Refus d'autorisation pour un projet éolien : quand le paysage devient un fondement juridique

Mardi 25 mars 2025
Paysage
© Philippe Massit / OFB

Le Conseil d’État a validé en 2023 un refus d’autorisation environnementale pour un projet éolien en raison de son impact paysager, s’appuyant sur la définition renouvelée du paysage issue de la Convention européenne. L’arrêt reconnaît la valeur sensible, culturelle et sociale des paysages comme fondement autonome en droit. Il confirme leur rôle croissant comme support de projet territorial, 

Retour sur un arrêt du Conseil d’État de 2023

Le 4 octobre 2023, le Conseil d’État a rendu un arrêt remarqué, en validant le refus d’autorisation environnementale opposé à un projet de parc éolien. Matthieu Galey revient sur cet arrêt  travers un article se synthèse paru dans la Revue française de droit administratif. Ce refus, motivé par l’atteinte portée à un paysage ordinaire, a été jugé conforme au droit, non en vertu d’un régime de protection spécifique (type site classé), mais en raison du caractère patrimonial et sensible de ce paysage évoqué dans une œuvre littéraire emblématique : À la recherche du temps perdu de Marcel Proust.

Ce qui fait l’originalité de cette décision tient à son fondement juridique élargi, qui s’appuie non seulement sur les articles classiques du Code de l’environnement (L.181-3 et L.511-1), mais aussi sur l’article L.350-1 A, introduit en 2016 pour transposer la Convention européenne du paysage.

Le paysage vécu comme critère d'évaluation environnementale

Ce texte marque une évolution décisive dans la définition du paysage en droit français. Il ne s’agit plus seulement d’un "objet" visuel ou esthétique, mais d’un territoire perçu, vécu, approprié collectivement, par les populations qui y vivent. L’arrêt illustre ainsi l’effectivité de cette évolution législative : la notion de paysage devient un critère autonome d’évaluation environnementale, prenant en compte les valeurs culturelles, sensibles et sociales qui y sont associées.

L’auteur du commentaire souligne que cette lecture renouvelée du paysage est encore largement ignorée dans la pratique. Pourtant, elle constitue un renversement conceptuel majeur : le paysage n’est plus le décor passif des politiques d’aménagement, mais un élément actif, façonné par les usages, les représentations collectives, et potentiellement porteur de projets territoriaux à part entière.

Le paysage, support des politiques publiques territoriales

Cet arrêt du Conseil d’État rappelle que le paysage, loin d’être une donnée figée, est un système en mouvement, à l’interface entre société et environnement. En cela, il constitue un levier d’action publique pertinent, notamment dans le cadre de politiques de transition écologique.

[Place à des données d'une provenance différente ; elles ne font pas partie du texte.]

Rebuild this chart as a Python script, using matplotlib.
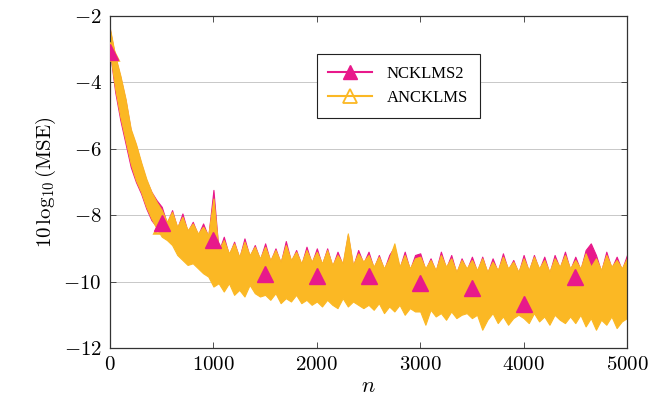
import matplotlib
matplotlib.use("Agg")
import matplotlib.pyplot as plt
from matplotlib.lines import Line2D

plt.rcParams['mathtext.fontset'] = 'cm'
plt.rcParams['font.family'] = ['Liberation Serif', 'DejaVu Serif']

# the curves are very noisy (one sample per n), so each one is kept as the
# upper / lower edge of its noise band, read every 50 samples
n = list(range(0, 5001, 50))

nck_hi = [
    -2.45, -3.25, -3.85, -4.55, -5.45, -5.90, -6.45, -6.95, -7.30, -7.55,
    -7.75, -8.25, -7.85, -8.40, -7.95, -8.50, -8.20, -8.60, -8.25, -8.65,
    -7.24, -9.10, -8.65, -9.20, -8.80, -9.30, -8.70, -9.25, -8.90, -9.35,
    -8.85, -9.40, -9.00, -9.45, -8.78, -9.40, -9.05, -9.50, -8.95, -9.45,
    -9.00, -9.50, -9.00, -9.55, -9.10, -9.50, -8.60, -9.55, -9.05, -9.45,
    -9.10, -9.60, -9.20, -9.65, -9.20, -8.95, -9.60, -9.10, -9.65, -9.20,
    -9.15, -9.65, -9.30, -9.70, -9.10, -9.60, -9.20, -9.75, -9.30, -9.65,
    -9.25, -9.70, -9.25, -9.75, -9.30, -9.70, -9.15, -9.65, -9.35, -9.75,
    -9.20, -9.70, -9.20, -9.65, -9.25, -9.75, -9.20, -9.60, -9.10, -9.65,
    -9.25, -9.65, -9.05, -8.85, -9.20, -9.70, -9.10, -9.60, -9.25, -9.65,
    -9.20,
]
nck_lo = [
    -3.10, -4.30, -5.15, -5.85, -6.55, -7.00, -7.35, -7.80, -8.15, -8.35,
    -8.50, -8.60, -8.75, -9.00, -9.15, -9.30, -9.25, -9.40, -9.55, -9.65,
    -9.95, -9.85, -10.10, -9.85, -10.20, -10.05, -10.25, -9.90, -10.15, -10.25,
    -10.20, -10.35, -10.15, -10.45, -10.30, -10.40, -10.20, -10.45, -10.35, -10.50,
    -10.40, -10.55, -10.35, -10.50, -10.60, -10.30, -10.55, -10.40, -10.50, -10.60,
    -10.50, -10.65, -10.45, -10.75, -10.55, -10.70, -10.50, -10.80, -10.60, -10.70,
    -10.70, -11.10, -10.65, -10.85, -10.75, -10.95, -10.70, -10.90, -10.80, -10.75,
    -10.90, -10.80, -11.25, -10.95, -10.75, -11.05, -10.85, -11.10, -10.90, -10.80,
    -10.90, -11.05, -10.75, -11.00, -10.85, -11.10, -10.80, -10.95, -11.05, -10.85,
    -11.05, -10.80, -11.15, -10.90, -11.25, -10.95, -11.10, -10.85, -11.20, -11.00,
    -10.90,
]

anc_hi = [
    -2.40, -3.20, -3.80, -4.50, -5.40, -5.85, -6.40, -6.90, -7.30, -7.60,
    -7.85, -8.20, -7.90, -8.35, -8.05, -8.45, -8.25, -8.55, -8.35, -8.60,
    -7.50, -9.05, -8.75, -9.15, -8.85, -9.25, -8.80, -9.20, -8.95, -9.30,
    -8.95, -9.35, -9.05, -9.40, -8.90, -9.35, -9.10, -9.45, -9.05, -9.40,
    -9.10, -9.45, -9.05, -9.50, -9.20, -9.45, -8.55, -9.50, -9.15, -9.40,
    -9.20, -9.55, -9.25, -9.60, -9.30, -8.85, -9.55, -9.20, -9.60, -9.30,
    -9.25, -9.60, -9.35, -9.65, -9.20, -9.55, -9.30, -9.70, -9.35, -9.60,
    -9.35, -9.65, -9.30, -9.70, -9.40, -9.65, -9.25, -9.60, -9.40, -9.70,
    -9.30, -9.65, -9.25, -9.60, -9.35, -9.70, -9.30, -9.55, -9.20, -9.60,
    -9.35, -9.60, -9.15, -9.55, -9.30, -9.65, -9.20, -9.55, -9.35, -9.60,
    -9.30,
]
anc_lo = [
    -3.10, -4.20, -5.05, -5.75, -6.45, -6.95, -7.30, -7.75, -8.10, -8.40,
    -8.65, -8.75, -8.90, -9.20, -9.35, -9.50, -9.45, -9.60, -9.75, -9.85,
    -10.15, -10.05, -10.30, -10.05, -10.40, -10.25, -10.45, -10.10, -10.35, -10.45,
    -10.40, -10.55, -10.35, -10.65, -10.50, -10.60, -10.40, -10.65, -10.55, -10.70,
    -10.60, -10.75, -10.55, -10.70, -10.80, -10.50, -10.75, -10.60, -10.70, -10.80,
    -10.70, -10.85, -10.65, -10.95, -10.75, -10.90, -10.70, -11.00, -10.80, -10.90,
    -10.90, -11.30, -10.85, -11.05, -10.95, -11.15, -10.90, -11.10, -11.00, -10.95,
    -11.10, -11.00, -11.45, -11.15, -10.95, -11.25, -11.05, -11.30, -11.10, -11.00,
    -11.10, -11.25, -10.95, -11.20, -11.05, -11.30, -11.00, -11.15, -11.25, -11.05,
    -11.25, -11.00, -11.35, -11.10, -11.45, -11.15, -11.30, -11.05, -11.40, -11.20,
    -11.10,
]

# curve values at the marked samples
mark_n = [0, 500, 1000, 1500, 2000, 2500, 3000, 3500, 4000, 4500]
nck_mark = [-3.10, -8.25, -8.75, -9.78, -9.83, -9.82, -10.05, -10.20, -10.68, -9.85]
anc_mark = [-3.10, -8.30, -9.40, -9.75, -9.90, -9.95, -10.10, -10.25, -10.45, -10.20]

labels = ['NCKLMS2', 'ANCKLMS']
x_ticks = [0, 1000, 2000, 3000, 4000, 5000]
y_ticks = [-12, -10, -8, -6, -4, -2]

magenta = '#e8198b'
orange = '#fbb824'

fig = plt.figure(figsize=(6.67, 4.07), dpi=100)
ax = fig.add_axes([0.165, 0.145, 0.775, 0.816])

ax.fill_between(n, nck_lo, nck_hi, color=magenta, lw=0.8, zorder=2)
ax.fill_between(n, anc_lo, anc_hi, color=orange, lw=0.8, zorder=2.1)
ax.plot(mark_n, anc_mark, ls='none', marker='^', ms=12, mfc='none', mec=orange, mew=1.8,
        zorder=2.95)
ax.plot(mark_n, nck_mark, ls='none', marker='^', ms=11, color=magenta, zorder=3)

ax.set_xlim(0, 5000)
ax.set_ylim(-12, -2)
ax.set_xticks(x_ticks)
ax.set_xticklabels(['$%d$' % v for v in x_ticks], fontsize=15)
ax.set_yticks(y_ticks)
ax.set_yticklabels(['$%d$' % v for v in y_ticks], fontsize=15)
ax.tick_params(direction='in', length=4, width=0.6, top=True, right=True, colors='#333333',
               labelcolor='black', pad=6)
ax.yaxis.grid(True, color='#c8c8c8', lw=0.7)
ax.set_axisbelow(True)
for s in ax.spines.values():
    s.set_linewidth(0.9)
    s.set_color('#333333')

ax.set_xlabel('$n$', fontsize=16, labelpad=2)
ax.set_ylabel(r'$10\,\log_{10}(\mathrm{MSE})$', fontsize=15, labelpad=4)

handles = [
    Line2D([], [], color=magenta, lw=1.5, marker='^', ms=10),
    Line2D([], [], color=orange, lw=1.5, marker='^', ms=10, mfc='none', mew=1.3),
]
leg = ax.legend(handles, labels, loc='upper left', bbox_to_anchor=(0.40, 0.885),
                fontsize=12, frameon=True, fancybox=False, framealpha=1,
                edgecolor='#222222', borderpad=0.7, handlelength=2.6, labelspacing=0.5,
                handletextpad=0.9, borderaxespad=0)
leg.get_frame().set_linewidth(0.8)

fig.savefig('out.png', dpi=100)
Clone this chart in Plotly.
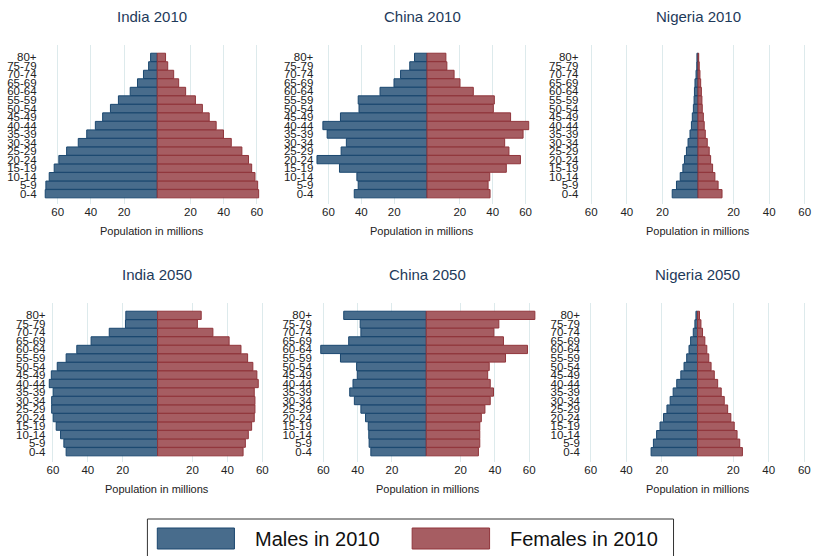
import plotly.graph_objects as go

# ---------------- data (millions) ----------------
age_groups = ["0-4", "5-9", "10-14", "15-19", "20-24", "25-29", "30-34", "35-39",
              "40-44", "45-49", "50-54", "55-59", "60-64", "65-69", "70-74", "75-79", "80+"]

india_2010_male = [67.5, 67.1, 65.1, 62.1, 59.3, 54.6, 47.6, 42.5, 37.3, 32.9, 28.2, 23.4, 16.3, 11.9, 8.3, 5.2, 4.0]
india_2010_female = [61.1, 60.5, 58.9, 56.9, 55.0, 51.0, 44.6, 39.9, 35.5, 31.3, 27.2, 23.0, 17.1, 12.9, 9.9, 6.3, 5.0]

china_2010_male = [44.3, 41.9, 42.7, 53.3, 67.0, 52.3, 49.1, 60.8, 63.4, 52.7, 41.4, 41.9, 28.6, 20.1, 16.1, 10.5, 7.6]
china_2010_female = [38.4, 37.2, 38.2, 48.3, 56.9, 49.9, 47.3, 58.5, 62.0, 50.9, 40.4, 41.0, 28.2, 20.1, 16.5, 12.1, 11.5]

nigeria_2010_male = [14.5, 12.1, 10.0, 8.5, 7.6, 6.5, 5.6, 4.5, 3.7, 3.2, 2.6, 2.2, 2.0, 1.7, 1.1, 0.7, 0.6]
nigeria_2010_female = [13.5, 11.3, 9.5, 8.2, 7.1, 6.3, 5.2, 4.1, 3.5, 3.0, 2.4, 2.2, 1.9, 1.5, 1.1, 0.7, 0.4]

india_2050_male = [52.4, 53.7, 55.6, 58.1, 59.8, 60.7, 60.7, 59.8, 62.2, 60.9, 57.5, 52.4, 46.3, 38.1, 27.7, 18.4, 18.2]
india_2050_female = [49.0, 50.3, 52.0, 53.9, 55.4, 55.8, 55.8, 55.4, 57.7, 56.9, 54.6, 51.6, 47.8, 41.0, 31.7, 22.8, 25.0]

china_2050_male = [32.3, 33.3, 33.5, 33.8, 35.4, 38.1, 41.9, 44.6, 42.7, 40.2, 40.6, 50.0, 61.5, 45.2, 38.1, 38.5, 48.1]
china_2050_female = [30.4, 31.2, 31.2, 31.2, 32.1, 34.2, 37.3, 39.2, 37.3, 35.8, 36.7, 46.2, 59.0, 45.0, 39.4, 42.3, 63.3]

nigeria_2050_male = [26.1, 24.8, 23.0, 21.1, 19.1, 17.2, 15.4, 13.7, 11.7, 9.4, 7.6, 6.1, 4.8, 3.9, 2.4, 1.5, 0.9]
nigeria_2050_female = [25.2, 23.7, 22.2, 20.6, 18.7, 16.9, 15.0, 13.3, 11.3, 9.4, 7.6, 6.3, 5.2, 4.1, 2.8, 1.9, 1.1]

panel_titles = ["India 2010", "China 2010", "Nigeria 2010", "India 2050", "China 2050", "Nigeria 2050"]
x_tick_values = [-60, -40, -20, 20, 40, 60]
x_tick_labels = ["60", "40", "20", "20", "40", "60"]
x_axis_title = "Population in millions"
legend_labels = ["Males in 2010", "Females in 2010"]

# ---------------- styling / layout ----------------
W, H = 814, 556
MALE_FILL, MALE_LINE = "#486C8C", "#1A476F"
FEMALE_FILL, FEMALE_LINE = "#A65D62", "#90353B"
GRID = "#DDEAEC"
TITLE_COLOR = "#1E3A5A"
FONT = "Liberation Sans, Arial, sans-serif"


def fx(px):
    return px / W


def fy(py):
    return 1 - py / H


male_data = [india_2010_male, china_2010_male, nigeria_2010_male,
             india_2050_male, china_2050_male, nigeria_2050_male]
female_data = [india_2010_female, china_2010_female, nigeria_2010_female,
               india_2050_female, china_2050_female, nigeria_2050_female]

# pixel plot areas: (x0, x1), x-range, row, y-label standoff
panel_px = [((39, 258), (-68.5, 62), 0, 6),
            ((313.8, 530.5), (-68, 62.5), 0, 1),
            ((591, 810.5), (-61, 61), 0, 10),
            ((44, 262.8), (-62.5, 61.5), 1, 2),
            ((318.4, 537), (-62, 64), 1, 7),
            ((590.5, 810.1), (-61, 61), 1, 8)]
row_py = [(45, 203.5), (303, 461.5)]

fig = go.Figure()
annotations = []
layout_axes = {}

for i, ((x0, x1), xr, row, ystand) in enumerate(panel_px):
    n = "" if i == 0 else str(i + 1)
    xa, ya = "x" + n, "y" + n
    fig.add_trace(go.Bar(
        y=age_groups, x=[-v for v in male_data[i]], orientation="h",
        name=legend_labels[0], xaxis=xa, yaxis=ya, showlegend=False,
        marker=dict(color=MALE_FILL, line=dict(color=MALE_LINE, width=1)),
    ))
    fig.add_trace(go.Bar(
        y=age_groups, x=female_data[i], orientation="h",
        name=legend_labels[1], xaxis=xa, yaxis=ya, showlegend=False,
        marker=dict(color=FEMALE_FILL, line=dict(color=FEMALE_LINE, width=1)),
    ))
    py0, py1 = row_py[row]
    layout_axes["xaxis" + n] = dict(
        domain=[fx(x0), fx(x1)], range=list(xr), anchor=ya,
        tickmode="array", tickvals=x_tick_values, ticktext=x_tick_labels,
        showgrid=True, gridcolor=GRID, gridwidth=1, zeroline=False,
        showline=False, ticks="", tickfont=dict(size=11.5, color="#222", family=FONT),
        fixedrange=True,
    )
    layout_axes["yaxis" + n] = dict(
        domain=[fy(py1), fy(py0)], anchor=xa, type="category",
        tickmode="array", tickvals=age_groups, ticktext=age_groups,
        range=[-1.15, 17.45], showgrid=False, zeroline=False, showline=False,
        ticks="", tickfont=dict(size=11.5, color="#222", family=FONT),
        ticklabelstandoff=ystand, fixedrange=True,
    )
    cx = fx((x0 + x1) / 2)
    annotations.append(dict(text=panel_titles[i], x=cx, y=fy(py0 - 28.5), xref="paper", yref="paper",
                            xanchor="center", yanchor="middle", showarrow=False,
                            font=dict(size=15, color=TITLE_COLOR, family=FONT)))
    annotations.append(dict(text=x_axis_title, x=cx, y=fy(py1 + 27.5), xref="paper", yref="paper",
                            xanchor="center", yanchor="middle", showarrow=False,
                            font=dict(size=11, color="#222", family=FONT)))

# legend drawn as box + swatches + text
shapes = [
    dict(type="rect", xref="paper", yref="paper", x0=fx(144), x1=fx(676), y0=fy(570), y1=fy(519),
         line=dict(color="#333", width=1), fillcolor="white", layer="below"),
    dict(type="rect", xref="paper", yref="paper", x0=fx(154), x1=fx(232), y0=fy(549), y1=fy(528),
         line=dict(color=MALE_LINE, width=1), fillcolor=MALE_FILL),
    dict(type="rect", xref="paper", yref="paper", x0=fx(411.7), x1=fx(490), y0=fy(549), y1=fy(528),
         line=dict(color=FEMALE_LINE, width=1), fillcolor=FEMALE_FILL),
]
annotations.append(dict(text=legend_labels[0], x=fx(250.5), y=fy(539), xref="paper", yref="paper",
                        xanchor="left", yanchor="middle", showarrow=False,
                        font=dict(size=20, color="#111", family=FONT)))
annotations.append(dict(text=legend_labels[1], x=fx(509), y=fy(539), xref="paper", yref="paper",
                        xanchor="left", yanchor="middle", showarrow=False,
                        font=dict(size=20, color="#111", family=FONT)))

fig.update_layout(
    width=W, height=H, margin=dict(l=0, r=0, t=0, b=0),
    paper_bgcolor="white", plot_bgcolor="white",
    barmode="overlay", bargap=0.03, showlegend=False,
    annotations=annotations, shapes=shapes,
    font=dict(family=FONT),
    **layout_axes,
)

fig.write_html("out.html", config={"displayModeBar": False},
               post_script="document.body.style.margin='0';")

Dans cette perspective, la Trame verte et bleue peut pleinement s’inscrire dans une approche paysagère. Le paysage, compris comme support partagé et vécu du territoire, offre une entrée fédératrice pour mobiliser les acteurs autour de la préservation des continuités écologiques. En reconnaissant la valeur sensible et collective des paysages, le droit ouvre ainsi la voie à une intégration renforcée des enjeux de biodiversité dans l’aménagement du territoire, à travers des démarches concertées, transversales et ancrées dans les réalités locales.